_WORK TO COMPLETE_
Show every line below where "this" can be found.

_INPUT_
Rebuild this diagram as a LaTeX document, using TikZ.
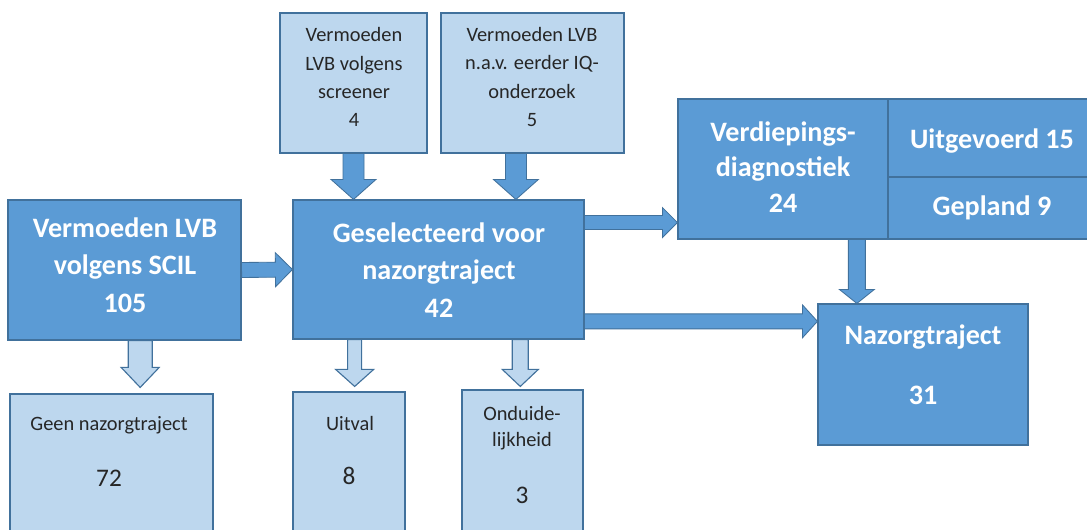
\documentclass[tikz,border=0pt]{standalone}
\usepackage{fontspec}
\setmainfont{Carlito}
\usetikzlibrary{calc,fit}
\definecolor{dblue}{RGB}{91,155,213}
\definecolor{bline}{RGB}{65,113,156}
\definecolor{lblue}{RGB}{189,215,238}
\definecolor{tgray}{RGB}{38,38,38}
\tikzset{
 dbox/.style={draw=bline, fill=dblue, line width=0.8pt, inner sep=0pt},
 lbox/.style={draw=bline, fill=lblue, line width=0.8pt, inner sep=0pt},
 btext/.style={text=white, font=\fontsize{20}{26.5}\selectfont\bfseries, align=center, inner sep=0pt},
 ltext/.style={text=tgray, font=\fontsize{14.5}{20}\selectfont, align=center, inner sep=0pt},
 lnum/.style={text=tgray, font=\fontsize{18}{22}\selectfont, inner sep=0pt},
 darr/.style={fill=dblue, draw=bline, line width=0.6pt, line join=miter},
 larr/.style={fill=lblue, draw=bline, line width=0.8pt, line join=miter},
}
% style, from, to, shaft half width, head half width, head length (in px units)
\newcommand\blockarrow[6]{%
  \coordinate (ba-s) at (#2);
  \coordinate (ba-t) at (#3);
  \coordinate (ba-h) at ($(ba-t)!#6*0.025cm!(ba-s)$);
  \filldraw[#1] ($(ba-s)!#4*0.025cm!90:(ba-t)$)
    -- ($(ba-h)!#4*0.025cm!90:(ba-t)$)
    -- ($(ba-h)!#5*0.025cm!90:(ba-t)$)
    -- (ba-t)
    -- ($(ba-h)!#5*0.025cm!-90:(ba-t)$)
    -- ($(ba-h)!#4*0.025cm!-90:(ba-t)$)
    -- ($(ba-s)!#4*0.025cm!-90:(ba-t)$) -- cycle;
}
\begin{document}
\begin{tikzpicture}[x=0.025cm, y=-0.025cm]
\useasboundingbox (0,0) rectangle (1087,530);
\clip (0,0) rectangle (1087,530);
\fill[white] (0,0) rectangle (1087,530);
% boxes
\node[dbox, fit={(8,200) (241,340)}] (scil) {};
\node[lbox, fit={(10,394) (213,545)}] (geen) {};
\node[lbox, fit={(280,13) (427,153)}] (scr) {};
\node[lbox, fit={(441,13) (624,153)}] (iq) {};
\node[dbox, fit={(293,200) (584,339)}] (gesel) {};
\node[lbox, fit={(293,392) (405,545)}] (uit) {};
\node[lbox, fit={(462,390) (583,545)}] (ond) {};
\node[dbox, fit={(678,99) (888,239)}] (verd) {};
\node[dbox, fit={(888,99) (1096,177)}] (uitg) {};
\node[dbox, fit={(888,177) (1096,239)}] (gepl) {};
\node[dbox, fit={(818,304) (1028,445)}] (naz) {};
% texts
\node[btext] (scil-t) at (125,265) {Vermoeden LVB\\volgens SCIL\\105};
\node[btext] (gesel-t) at (439,270) {Geselecteerd voor\\nazorgtraject\\42};
\node[btext, font=\fontsize{20}{25}\selectfont\bfseries] (verd-t) at (783,167) {Verdiepings-\\diagnostiek\\24};
\node[btext] (uitg-t) at (992,141) {Uitgevoerd 15};
\node[btext] (gepl-t) at (992,208) {Gepland 9};
\node[btext] (naz-t) at (923,337) {Nazorgtraject};
\node[btext] (naz-n) at (923,395) {31};
\node[ltext] (scr-t) at (354,77) {Vermoeden\\LVB volgens\\screener\\4};
\node[ltext] (iq-t) at (532,77) {Vermoeden LVB\\n.a.v. eerder IQ-\\onderzoek\\5};
\node[ltext] (geen-t) at (109,425) {Geen nazorgtraject};
\node[lnum] (geen-n) at (109,478) {72};
\node[ltext] (uit-t) at (350,423) {Uitval};
\node[lnum] (uit-n) at (349,476) {8};
\node[ltext, font=\fontsize{14.5}{18.5}\selectfont] (ond-t) at (522,428) {Onduide-\\lijkheid};
\node[lnum] (ond-n) at (522,495) {3};
% connectors
\coordinate (a1) at (scr.south);
\coordinate (a2) at ($(iq.south west)!0.41!(iq.south east)$);
\coordinate (a3) at ($(gesel.north east)!0.165!(gesel.south east)$);
\coordinate (a4) at ($(gesel.north east)!0.87!(gesel.south east)$);
\coordinate (a5) at ($(verd.south west)!0.85!(verd.south east)$);
\coordinate (a6) at ($(scil.south west)!0.567!(scil.south east)$);
\coordinate (a7) at ($(gesel.south west)!0.213!(gesel.south east)$);
\coordinate (a8) at ($(gesel.south west)!0.78!(gesel.south east)$);
\blockarrow{darr}{scil.east}{gesel.west}{7.5}{17}{17}
\blockarrow{darr}{a1}{a1 |- gesel.north}{10.5}{22.5}{20}
\blockarrow{darr}{a2}{a2 |- gesel.north}{10.5}{22.5}{20}
\blockarrow{darr}{a3}{a3 -| verd.west}{7}{15}{15}
\blockarrow{darr}{a4}{a4 -| naz.west}{7.5}{16.5}{15}
\blockarrow{darr}{a5}{a5 |- naz.north}{8.5}{17.5}{14}
\blockarrow{larr}{a6}{$(a6 |- geen.north)+(0,-6)$}{12}{19}{20}
\blockarrow{larr}{a7}{$(a7 |- uit.north)+(0,-5)$}{7}{19}{17}
\blockarrow{larr}{a8}{$(a8 |- ond.north)+(0,-3)$}{8}{18}{17}
\end{tikzpicture}
\end{document}
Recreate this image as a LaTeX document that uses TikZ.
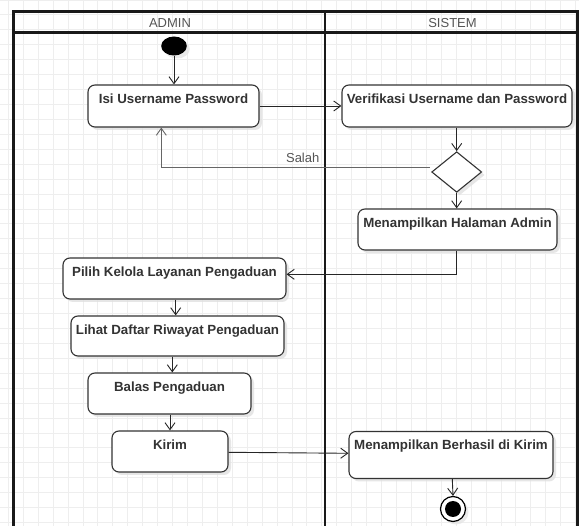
\documentclass[tikz,border=0pt]{standalone}
\usepackage{fontspec}
\setmainfont{Liberation Sans}
\usetikzlibrary{arrows.meta,shapes.geometric,shadows,calc}

\definecolor{gridgray}{HTML}{EEEEEE}
\definecolor{inkgray}{HTML}{333333}
\definecolor{labelgray}{HTML}{555555}

\tikzset{
  act/.style={draw=inkgray, line width=1.1pt, rounded corners=7pt, fill=white,
    font=\fontsize{13.3}{15}\selectfont\bfseries, text=inkgray,
    inner xsep=0pt, inner ysep=0pt, text height=19pt,
    drop shadow={shadow xshift=3pt, shadow yshift=-3pt, fill=black!12, opacity=0.8}},
  decision/.style={diamond, draw=inkgray, line width=1.1pt, fill=white,
    inner sep=0pt, minimum width=50pt, minimum height=40.6pt, aspect=1.23,
    drop shadow={shadow xshift=3pt, shadow yshift=-3pt, fill=black!12, opacity=0.8}},
  flow/.style={draw=black!85, line width=0.9pt, -{Straight Barb[length=7pt,width=10pt,line width=0.9pt]}},
  guardflow/.style={flow, draw=black!60, line width=1.4pt},
  lane/.style={draw=black!90, line width=2.2pt},
  lanetitle/.style={font=\fontsize{13}{15}\selectfont, text=labelgray},
}

\begin{document}
\begin{tikzpicture}[x=1pt, y=-1pt]
\useasboundingbox (0,0) rectangle (579,526);
\fill[white] (0,0) rectangle (579,526);

% background grid
\foreach \i in {0,...,38} {
  \draw[gridgray, line width=0.9pt] ({8.3+14.93*\i},0) -- ({8.3+14.93*\i},526);
}
\foreach \j in {0,...,35} {
  \draw[gridgray, line width=0.9pt] (0,{14.93*\j}) -- (579,{14.93*\j});
}

% swimlanes
\draw[lane] (13.5,526) -- (13.5,11.5) -- (577.5,11.5) -- (577.5,526);
\draw[lane] (13.5,32.5) -- (577.5,32.5);
\draw[lane] (325,11.5) -- (325,526);
\node[lanetitle] (ladmin) at (170,23.5) {ADMIN};
\node[lanetitle] (lsistem) at (452.5,23.5) {SISTEM};

% start and end
\node[ellipse, fill=black, minimum width=25.6pt, minimum height=19pt, inner sep=0pt,
  drop shadow={shadow xshift=3pt, shadow yshift=-3pt, fill=black!10, opacity=0.8}] (start) at (174,46) {};
\node[circle, draw=black, line width=1.2pt, fill=white, minimum size=25pt, inner sep=0pt,
  drop shadow={shadow xshift=3pt, shadow yshift=-3pt, fill=black!10, opacity=0.8}] (end) at (453,509) {};
\node[circle, fill=black, minimum size=16pt, inner sep=0pt] (endcore) at (end) {};

% activities
\node[act, minimum width=171pt, text depth=23pt] (b1) at (173.5,106) {Isi Username Password};
\node[act, minimum width=230pt, text depth=23pt] (b2) at (457,106) {Verifikasi Username dan Password};
\node[decision] (dia) at (456.7,172) {};
\node[act, minimum width=199pt, text depth=22pt] (b3) at (457.5,229.5) {Menampilkan Halaman Admin};
\node[act, minimum width=223pt, text depth=22pt] (b4) at (174.5,278.5) {Pilih Kelola Layanan Pengaduan};
\node[act, minimum width=213pt, text depth=21pt] (b5) at (177.5,336) {Lihat Daftar Riwayat Pengaduan};
\node[act, minimum width=163pt, text depth=22pt] (b6) at (169.5,393.5) {Balas Pengaduan};
\node[act, minimum width=116pt, text depth=22pt] (b7) at (170,451.5) {Kirim};
\node[act, minimum width=204pt, text depth=29pt, text height=18pt] (b8) at (451,455) {Menampilkan Berhasil di Kirim};

% control flow
\draw[flow] (start.south) -- (start.south |- b1.north);
\draw[flow] (b1.east) -- (b2.west);
\draw[flow] ([xshift=-0.3pt]b2.south) -- (dia.north);
\draw[guardflow] ([yshift=4.5pt, xshift=-1pt]dia.west) -| ([xshift=-12.2pt]b1.south)
  node[pos=0.237, above, font=\fontsize{13}{15}\selectfont, text=labelgray, inner sep=4.5pt] (salah) {Salah};
\draw[flow] (dia.south) -- (dia.south |- b3.north);
\draw[flow] ([xshift=-0.8pt]b3.south) |- ([yshift=4.2pt]b4.east);
\draw[flow] ([xshift=1.2pt]b4.south) -- ([xshift=1.2pt]b4.south |- b5.north);
\draw[flow] ([xshift=2.8pt]b6.north |- b5.south) -- ([xshift=2.8pt]b6.north);
\draw[flow] ([xshift=0.5pt]b6.south) -- ([xshift=0.5pt]b6.south |- b7.north);
\draw[flow] ([yshift=-0.8pt]b7.east) -- ([yshift=1.7pt]b8.west);
\draw[flow] ([xshift=1.3pt]b8.south) -- ([xshift=0pt]end.north);
\end{tikzpicture}
\end{document}
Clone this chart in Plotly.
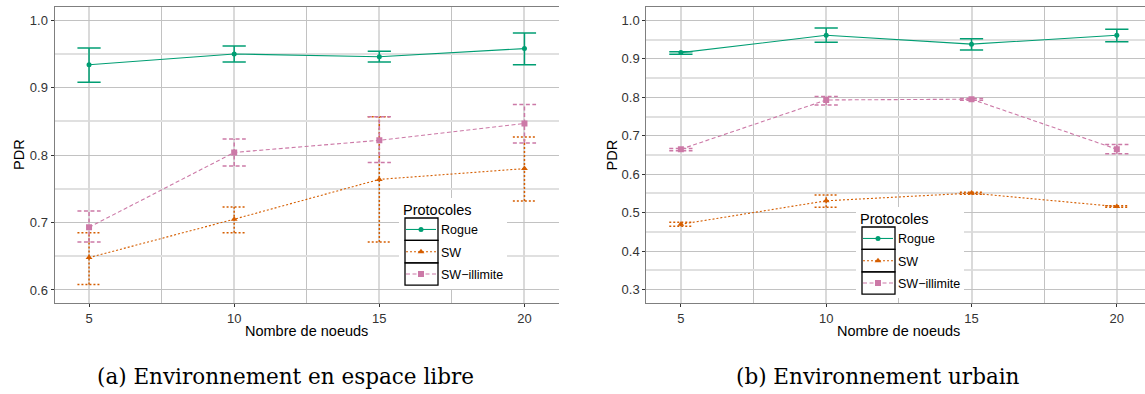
import plotly.graph_objects as go

# ---------------- data ----------------
nodes = [5, 10, 15, 20]
protocols = ["Rogue", "SW", "SW\u2212illimite"]

# (a) Environnement en espace libre
rogue_a = [0.934, 0.950, 0.946, 0.958]
rogue_a_lo = [0.908, 0.938, 0.938, 0.934]
rogue_a_hi = [0.959, 0.962, 0.954, 0.981]
sw_a = [0.648, 0.705, 0.764, 0.780]
sw_a_lo = [0.608, 0.685, 0.671, 0.732]
sw_a_hi = [0.685, 0.723, 0.857, 0.827]
swi_a = [0.693, 0.804, 0.822, 0.847]
swi_a_lo = [0.671, 0.784, 0.789, 0.818]
swi_a_hi = [0.717, 0.824, 0.857, 0.875]

# (b) Environnement urbain
rogue_b = [0.916, 0.961, 0.938, 0.961]
rogue_b_lo = [0.912, 0.943, 0.923, 0.944]
rogue_b_hi = [0.918, 0.980, 0.952, 0.977]
sw_b = [0.470, 0.531, 0.551, 0.516]
sw_b_lo = [0.465, 0.514, 0.548, 0.514]
sw_b_hi = [0.475, 0.546, 0.553, 0.518]
swi_b = [0.665, 0.793, 0.795, 0.665]
swi_b_lo = [0.661, 0.780, 0.792, 0.653]
swi_b_hi = [0.667, 0.802, 0.797, 0.677]

x_title = "Nombre de noeuds"
y_title = "PDR"
captions = ["(a) Environnement en espace libre", "(b) Environnement urbain"]
legend_title = "Protocoles"

# ---------------- style ----------------
colors = {"Rogue": "#009E73", "SW": "#D55E00", "SW\u2212illimite": "#CC79A7"}
dashes = {"Rogue": "solid", "SW": "2px,2px", "SW\u2212illimite": "4px,2.5px"}
symbols = {"Rogue": "circle", "SW": "triangle-up", "SW\u2212illimite": "square"}
msize = {"Rogue": 5, "SW": 6, "SW\u2212illimite": 6}
CAP = 0.4
W, H = 1145, 394
T, B = 7, 91
PH = H - T - B


def py(p):
    return (H - B - p) / PH


def px(p):
    return p / W


def errbar(xs, lo, hi, w=CAP):
    X, Y = [], []
    for x, l, h in zip(xs, lo, hi):
        X += [x - w, x + w, None, x, x, None, x - w, x + w, None]
        Y += [h, h, None, l, h, None, l, l, None]
    return X, Y


fig = go.Figure()

panels = [
    ("x", "y", "legend", [(rogue_a, rogue_a_lo, rogue_a_hi), (sw_a, sw_a_lo, sw_a_hi), (swi_a, swi_a_lo, swi_a_hi)]),
    ("x2", "y2", "legend2", [(rogue_b, rogue_b_lo, rogue_b_hi), (sw_b, sw_b_lo, sw_b_hi), (swi_b, swi_b_lo, swi_b_hi)]),
]

for xa, ya, leg, series in panels:
    for name, (vals, lo, hi) in zip(protocols, series):
        ex, ey = errbar(nodes, lo, hi)
        fig.add_trace(go.Scatter(
            x=ex, y=ey, mode="lines", xaxis=xa, yaxis=ya, showlegend=False,
            line=dict(color=colors[name], width=1.5, dash=dashes[name]), hoverinfo="skip"))
    for name, (vals, lo, hi) in zip(protocols, series):
        fig.add_trace(go.Scatter(
            x=nodes, y=vals, mode="lines+markers", name=name, xaxis=xa, yaxis=ya,
            legend=leg, legendgroup=leg + name, showlegend=True,
            line=dict(color=colors[name], width=1.1, dash=dashes[name]),
            marker=dict(symbol=symbols[name], size=msize[name], color=colors[name])))

tickfont = dict(family="Liberation Sans, Arial", size=13, color="#333333")
common_x = dict(
    tickvals=nodes, ticks="outside", ticklen=3, tickcolor="#333333", tickfont=tickfont,
    showline=True, linecolor="#7f7f7f", linewidth=1, mirror=True, automargin=False,
    showgrid=True, gridcolor="#dadada", gridwidth=2,
    minor=dict(dtick=2.5, tick0=0, showgrid=True, gridcolor="#c2c2c2", gridwidth=1),
    zeroline=False)
common_y = dict(
    dtick=0.1, tick0=0, tickformat=".1f", ticks="outside", ticklen=3, tickcolor="#333333",
    tickfont=tickfont, showline=True, linecolor="#7f7f7f", linewidth=1, automargin=False,
    showgrid=True, gridcolor="#c2c2c2", gridwidth=1,
    minor=dict(dtick=0.05, tick0=0, showgrid=True, gridcolor="#e0e0e0", gridwidth=2),
    zeroline=False)

L1, R1 = 54.5, 559
L2 = 646.3

legend_common = dict(
    bgcolor="rgba(0,0,0,0)", borderwidth=0, tracegroupgap=3, itemwidth=30,
    font=dict(family="Liberation Sans, Arial", size=12.5, color="#000000"),
    title=dict(text=legend_title, font=dict(family="Liberation Sans, Arial", size=14.5, color="#000000")),
    xanchor="left", yanchor="top", traceorder="grouped", itemclick=False)

LEG1_X, LEG1_Y = 401, 196
LEG2_X, LEG2_Y = 858, 205

# legend backgrounds and key boxes (ggplot-like legend keys)
shapes = []
for lx, ly in [(LEG1_X, LEG1_Y), (LEG2_X, LEG2_Y)]:
    shapes.append(dict(type="rect", xref="paper", yref="paper", layer="above",
                       x0=px(lx - 2), x1=px(lx + 106), y0=py(ly + 2), y1=py(ly + 93),
                       fillcolor="white", line=dict(width=0)))
    top = ly + 22
    for k in range(len(protocols)):
        shapes.append(dict(type="rect", xref="paper", yref="paper", layer="above",
                           x0=px(lx + 4), x1=px(lx + 37),
                           y0=py(top + 22.4 * k), y1=py(top + 22.4 * (k + 1)),
                           fillcolor="rgba(0,0,0,0)", line=dict(color="#000000", width=1.3)))

fig.update_layout(
    width=W, height=H, plot_bgcolor="white", paper_bgcolor="white",
    margin=dict(l=0, r=0, t=T, b=B, autoexpand=False),
    xaxis=dict(domain=[L1 / W, R1 / W], range=[3.81, 21.19], anchor="y", **common_x),
    yaxis=dict(domain=[0, 1], range=[0.5807, 1.0197], anchor="x", **common_y),
    xaxis2=dict(domain=[L2 / W, 1.0], range=[3.81, 20.97], anchor="y2", **common_x),
    yaxis2=dict(domain=[0, 1], range=[0.2655, 1.0345], anchor="x2", **{**common_y, "mirror": False}),
    legend=dict(x=px(LEG1_X), y=py(LEG1_Y), **legend_common),
    legend2=dict(x=px(LEG2_X), y=py(LEG2_Y), **legend_common),
    showlegend=True,
    shapes=shapes,
)

annots = []
axfont = dict(family="Liberation Sans, Arial", size=14.5, color="#000000")
for cx in [(L1 + R1) / 2, 898.5]:
    annots.append(dict(text=x_title, x=px(cx), y=py(331), xref="paper", yref="paper",
                       showarrow=False, xanchor="center", yanchor="middle", font=axfont))
for cx in [19, 611.5]:
    annots.append(dict(text=y_title, x=px(cx), y=py(155), xref="paper", yref="paper",
                       showarrow=False, xanchor="center", yanchor="middle", textangle=-90, font=axfont))
capfont = dict(family="DejaVu Serif", size=21.5, color="#000000")
for cx, txt in zip([285.5, 877.5], captions):
    annots.append(dict(text=txt, x=px(cx), y=py(376.6), xref="paper", yref="paper",
                       showarrow=False, xanchor="center", yanchor="middle", font=capfont))
fig.update_layout(annotations=annots)

fig.write_html("out.html", config={"displayModeBar": False},
               post_script="document.body.style.margin='0';")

_OUTPUT_
Rebuild this diagram as a LaTeX document, using TikZ.
Recreate this image as a LaTeX document that uses TikZ.
Clone this chart in Plotly.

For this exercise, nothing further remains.